2 + y * 3 = 5 * 5 - 2

from above, we can again use the transitivity property to arrive at the following equation:

2 + y * 3 = 23

Now, for this to be true, we know that the value for y will have to be such that the computation of the expression "2 + y * 3" will yield the result of 23. So if we consider the expression "23 - 2" we can also write it as "(2 + y * 3) - 2". So we have

(2 + y * 3) - 2 = 23 - 2

Which (using arithmetic: ((a + b) - c is the same as (a + (b - c)) and transitivity) is then same as

y * 3 + 2 - 2 = 23 - 2

Which (using arithmetic: 2 - 2 is the same as 0, and 23 - 2 is 21 and transitivity) is the same as

y * 3 + 0 = 21

or just

y * 3 = 21

Now if we consider the expression 21/3 we have:

(y * 3)/3 = 21/3

or

y * (3/3) = 7

or

y * 1 = 7

or just

y = 7

which matches our original deduction for y above.

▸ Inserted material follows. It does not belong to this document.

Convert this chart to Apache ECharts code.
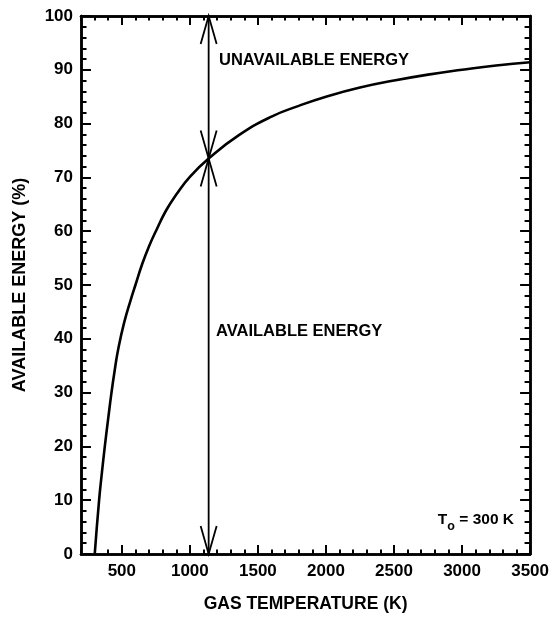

Expressions or statement may contain many variables, from which you may or may not be able to deduce the values for some of the variables. For example:

(x - 1) * (x - 1) = y * 0

After some algebraic steps (not covered here), we can deduce that x = 1, however we cannot deduce what the value of y is. Try some values of x and y (which may lead to either true or false statements) to get a feel for this.